Esattamente un anno fa, in questi giorni, veniva vietato, in diverse città francesi, lo spettacolo del comico Dieudonnè, tacciato di antisemitismo. Furono proprio Valls e Hollande, in quell’occasione, a chiedere ai prefetti di censurare lo spettacolo. Oggi, di fronte ad alcune vignette anche piuttosto esplicite del Charlie Hebdo sul cattolicesimo o l’islam, non si fa che parlare di libertà di satira…

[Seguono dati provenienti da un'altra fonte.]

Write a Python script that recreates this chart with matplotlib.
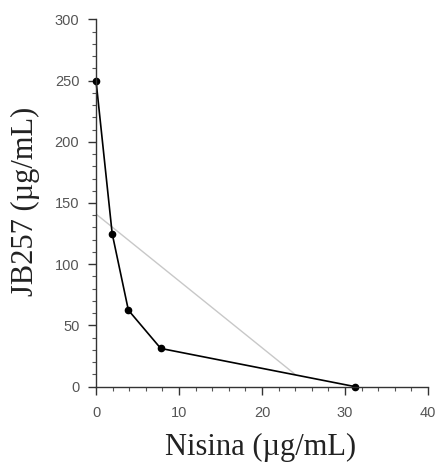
import matplotlib
matplotlib.use("Agg")
import matplotlib.pyplot as plt
from matplotlib.ticker import MultipleLocator

# Data
nisina = [0, 1.95, 3.9, 7.8, 31.25]
jb257 = [250, 125, 62.5, 31.25, 0]
additive_x = [0, 24]
additive_y = [141, 10]

fig = plt.figure(figsize=(4.36, 4.63), dpi=100)
ax = fig.add_axes([96/436, (463-386.7)/463, 332/436, (386.7-19.3)/463])

ax.plot(additive_x, additive_y, color="#c8c8c8", lw=1.0, zorder=1)
ax.plot(nisina, jb257, color="black", lw=1.2, marker="o", markersize=4.5, zorder=2, clip_on=False)

ax.set_xlim(0, 40)
ax.set_ylim(0, 300)
ax.xaxis.set_major_locator(MultipleLocator(10))
ax.xaxis.set_minor_locator(MultipleLocator(2))
ax.yaxis.set_major_locator(MultipleLocator(50))
ax.yaxis.set_minor_locator(MultipleLocator(10))

for s in ["top", "right"]:
    ax.spines[s].set_visible(False)
for s in ["left", "bottom"]:
    ax.spines[s].set_color("#333333")
    ax.spines[s].set_linewidth(1.0)

ax.tick_params(which="major", direction="out", length=6, width=1, color="#333333",
               labelsize=10.5, labelcolor="#555555")
ax.tick_params(axis="x", which="major", pad=8)
ax.tick_params(axis="y", which="major", pad=6)
ax.tick_params(which="minor", direction="out", length=3, width=0.8, color="#555555")
for lab in ax.get_xticklabels() + ax.get_yticklabels():
    lab.set_family("Liberation Sans")

ax.set_xlabel("Nisina (µg/mL)", family="Liberation Serif", fontsize=22, color="#222222")
ax.set_ylabel("JB257 (µg/mL)", family="Liberation Serif", fontsize=22, color="#222222")
ax.xaxis.set_label_coords(0.497, -0.126)
ax.yaxis.set_label_coords(-0.169, 0.504)

fig.savefig("out.png", dpi=100)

Non siamo secondo me sullo stesso piano. Lo spettacolo di Dieudonnè prendeva tutti gli ebrei di mira, quindi era uno spettacolo razzista, perlomeno in alcuni suoi passaggi. Criticare Maometto o i fondamentalisti islamici non è razzismo ma una presa di posizione politica. Ad esempio, il divieto anche solo di raffigurare Maometto vale per i musulmani ma non per i laici disegnatori di Charlie Hebdo, per cui erano liberissimi di farlo. Nella legge francese è proibito il razzismo, ricordiamolo, ma non c’è una legge che proibisce di raffigurare Maometto. Razzismo e libertà di pensiero non sono la stessa cosa.

Le Monde ha titolato in prima pagina “L’11 Settembre francese”, è un paragone calzante?

Inizialmente ho pensato di no, è sempre rischioso fare questi paragoni, le parole, come le cifre delle vittime, hanno un peso specifico. Però effettivamente Le Monde con quell’aggettivo, “francese”, riconduce il paragone su un piano più che altro emotivo ed in questo è accettabile. Questo sarà un trauma che durerà a lungo per i francesi, come l’attacco alle Torri Gemelle per gli  americani.